The “Islamic Golden Age” is also mostly a myth. Most of the stuff attributed to “Islam” was either imperially stolen from colonised peoples (such as Indian mathematics), or the same random collection of isolated technological developments and disconnected bits and pieces of observation scattered over centuries as in China, or even pre-scientific Europe.

The fact remains that science – real science, following the scientific method – was developed in Western Europe, and nowhere else. And it was very much a lucky collision of a serendipitous melange of cultural and intellectual influences that was fortunate to have ever occurred at all. As physicist and philosopher Paul Davies has said, if a large meteorite had struck Western Europe in the 13th century, it is very likely that science would never have been developed at all.

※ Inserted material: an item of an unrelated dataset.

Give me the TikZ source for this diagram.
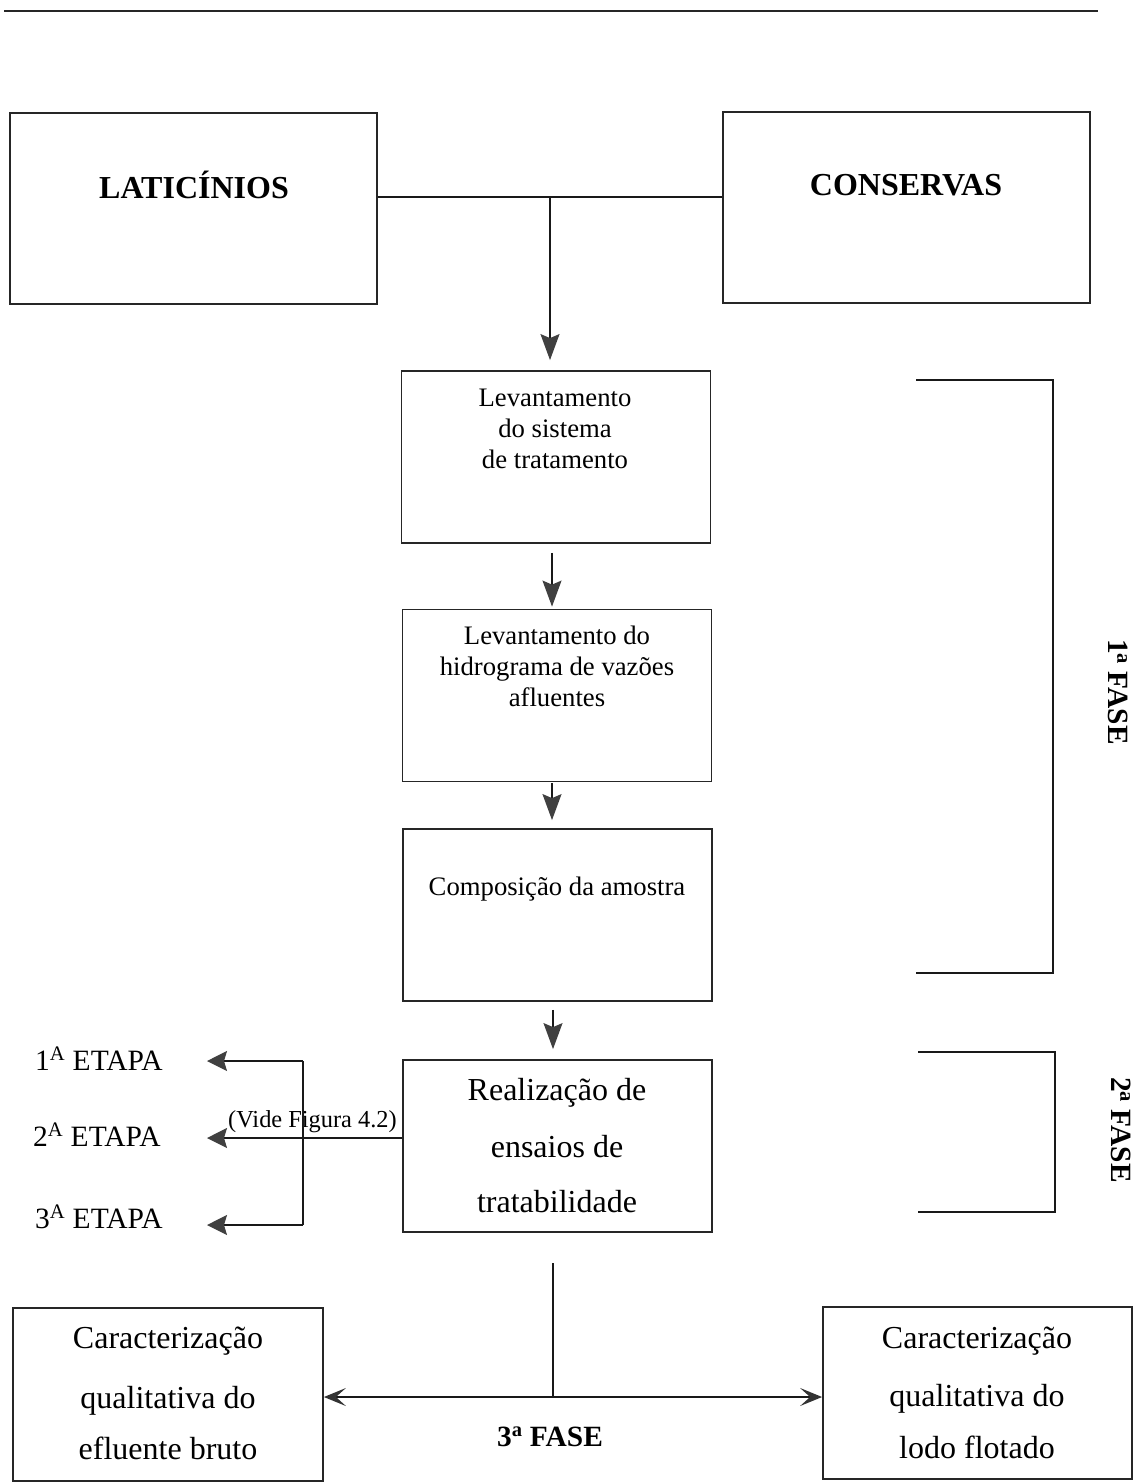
\documentclass[tikz,border=0pt]{standalone}
\usepackage{fontspec}
\setmainfont{Liberation Serif}
\usetikzlibrary{arrows.meta}
\tikzset{
  tipD/.tip={Stealth[length=26pt,width=19pt,inset=4pt,color=black!75]},
  tipL/.tip={Stealth[length=20pt,width=20pt,inset=3pt,color=black!75]},
  tipB/.tip={Stealth[length=22pt,width=18pt,inset=10pt,color=black!80]},
  box/.style={draw=black!85, line width=1.8pt, inner sep=0pt, minimum width=309pt, minimum height=172pt},
  bigbox/.style={box, minimum width=367pt, minimum height=191pt},
  conn/.style={draw=black!90, line width=1.4pt},
  bracket/.style={draw=black!90, line width=1.6pt},
  mid/.style={font=\fontsize{26.7}{31}\selectfont, inner sep=0pt, anchor=base},
  big/.style={font=\fontsize{32}{38}\selectfont, inner sep=0pt, anchor=base},
  ttl/.style={font=\fontsize{32}{38}\selectfont\bfseries, inner sep=0pt, anchor=base},
  etapa/.style={font=\fontsize{29.5}{34}\selectfont, inner sep=0pt, anchor=base west},
  vide/.style={font=\fontsize{24.4}{28}\selectfont, inner sep=0pt, anchor=base west},
  fase/.style={font=\fontsize{29.4}{34}\selectfont\bfseries, inner sep=0pt}
}
\begin{document}
\begin{tikzpicture}[x=1pt,y=-1pt]
\useasboundingbox (0,0) rectangle (1147,1482);
% top rule
\draw[line width=2pt, black!85] (4,11) -- (1098,11);

% boxes
\node[bigbox] (lat) at (193.5,208.5) {};
\node[bigbox] (con) at (906.5,207.5) {};
\node[box] (bA) at (556,457) {};
\node[box] (bB) at (557,695.5) {};
\node[box] (bC) at (557.5,915) {};
\node[box] (bD) at (557.5,1146) {};
\node[box, minimum width=310pt, minimum height=173pt] (bl) at (168,1394.5) {};
\node[box] (br) at (977.5,1393) {};

% texts
\node[ttl] (tlat) at (194,198) {LATICÍNIOS};
\node[ttl] (tcon) at (906,196) {CONSERVAS};

\node[mid] (a1) at (555,406) {Levantamento};
\node[mid] (a2) at (555,437) {do sistema};
\node[mid] (a3) at (555,468) {de tratamento};

\node[mid] (b1) at (557,644) {Levantamento do};
\node[mid] (b2) at (557,675) {hidrograma de vazões};
\node[mid] (b3) at (557,706) {afluentes};

\node[mid] (c1) at (557,895) {Composição da amostra};

\node[big] (d1) at (557,1100) {Realização de};
\node[big] (d2) at (557,1157) {ensaios de};
\node[big] (d3) at (557,1212) {tratabilidade};

\node[big] (l1) at (168,1348) {Caracterização};
\node[big] (l2) at (168,1408) {qualitativa do};
\node[big] (l3) at (168,1459) {efluente bruto};

\node[big] (r1) at (977,1348) {Caracterização};
\node[big] (r2) at (977,1406) {qualitativa do};
\node[big] (r3) at (977,1458) {lodo flotado};

\node[etapa] (e1) at (35,1070) {1\textsuperscript{A} ETAPA};
\node[etapa] (e2) at (33,1146) {2\textsuperscript{A} ETAPA};
\node[etapa] (e3) at (35,1228) {3\textsuperscript{A} ETAPA};
\node[vide] (vide) at (228,1127) {(Vide Figura 4.2)};

\node[fase, rotate=-90] (f1) at (1118,692) {1\textsuperscript{a} FASE};
\node[fase, rotate=-90] (f2) at (1121,1130) {2\textsuperscript{a} FASE};
\node[fase, anchor=base] (f3) at (550,1446) {3\textsuperscript{a} FASE};

% coordinates
\coordinate (j1) at (550,197);
\coordinate (xa) at (552,0);
\coordinate (xd) at (553,0);
\coordinate (v1) at (303,1061);
\coordinate (v3) at (303,1225);
\coordinate (t1) at (207,1061);
\coordinate (t2) at (207,1138);
\coordinate (t3) at (207,1225);
\coordinate (s3) at (553,1263);
\coordinate (j3) at (553,1397);

% top connector
\draw[conn] (lat.east |- j1) -- (con.west |- j1);
\draw[conn, -{tipD}, shorten >=10pt] (j1) -- (j1 |- bA.north);
% chain
\draw[conn, -{tipD}, shorten <=9pt, shorten >=2pt] (xa |- bA.south) -- (xa |- bB.north);
\draw[conn, -{tipD}, shorten <=1pt, shorten >=8pt] (xa |- bB.south) -- (xa |- bC.north);
\draw[conn, -{tipD}, shorten <=8pt, shorten >=10pt] (xd |- bC.south) -- (xd |- bD.north);

% etapas
\draw[conn, -{tipL}] (v1) -- (t1);
\draw[conn, -{tipL}] (v3) -- (t3);
\draw[conn] (v1) -- (v3);
\draw[conn, -{tipL}] (bD.west |- t2) -- (t2);

% 3a fase
\draw[conn] (s3) -- (j3);
\draw[conn, {tipB}-{tipB}] (bl.east |- j3) -- (br.west |- j3);

% brackets
\draw[bracket] (916,380) -- (1053,380) -- (1053,973) -- (916,973);
\draw[bracket] (918,1052) -- (1055,1052) -- (1055,1212) -- (918,1212);
\end{tikzpicture}
\end{document}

Because it was then and there that one of the most profoundly important thinkers in the history of science lived, whom you’ve quite likely never heard of: Roger Bacon.

Like most educated men of his time and place, Bacon was a clergyman – a Franciscan friar – and a philosopher. Like even later giants of science, such as Isaac Newton, Bacon was apt to pursue what we now regard as nutty superstitions, like alchemy (Newton was a firm believer).

But he also did something astonishing: he laid the groundwork for the philosophy of experimental analysis that we now call the scientific method.

Bacon earned his degree from Oxford, where he became an expert on the works of Aristotle.

He began carrying out chemistry experiments based on Aristotle’s writings, but the tests weren’t turning out as expected. He found that Aristotle, the time-honored great thinker, was actually wrong about many things. Bacon had to discard years of work because of this discovery.

The incorrect parts of Aristotle’s writings made Bacon hesitant to trust anything. Annoyed, he struggled to find a way to make knowledge trustworthy – a way to logically prove the truth.

At that time, one did not question the classical thinkers any more than the Bible. All knowledge was derived from authority (a trap too many supposed scientists today are falling back into). Scholarship was also committed to theory over practical experience (another trap we’ve fallen back into). While Aristotle’s arguments were impeccably valid (that is, their premises led to their conclusions), they were often unsound (that is, one or more premises were simply untrue, meaning that the conclusion was, too).

Bacon concluded that there were four stumbling blocks to the truth: reliance on faulty authority, popular opinions, personal bias or vanity and reliance on rational arguments.

In a then (and, too often, now) radical departure, Bacon decided to trust his lyin’ eyes.

While Bacon believed that what he saw in his laboratory was correct, he also knew that he needed to find a way to be absolutely sure. Other people needed to conduct the exact same experiments. This would eliminate any personal bias on his part.

What was duplicated in the lab could then be considered truth. Hence, the birth of the scientific method.

It cannot be overstated what a gigantic intellectual step this was. Although Bacon’s prodigious corpus of work was well-received by Pope Clement, the changing political climate meant that he fell out of favour again. It took another three centuries before his work was revived – and the Scientific Revolution was back in earnest.

By the 19th century, William Whewell stated in his History of the Inductive Sciences: “Roger Bacon’s works are not only so far beyond his age in the knowledge which they contain, but so different from the temper of the times… that it is difficult to conceive how such a character could then exist”.

All That’s Interesting

And if he never had… neither, almost certainly, would science.

We forget the lessons that Roger Bacon’s genius taught posterity at our peril. Perilously, too many people who should know better already have.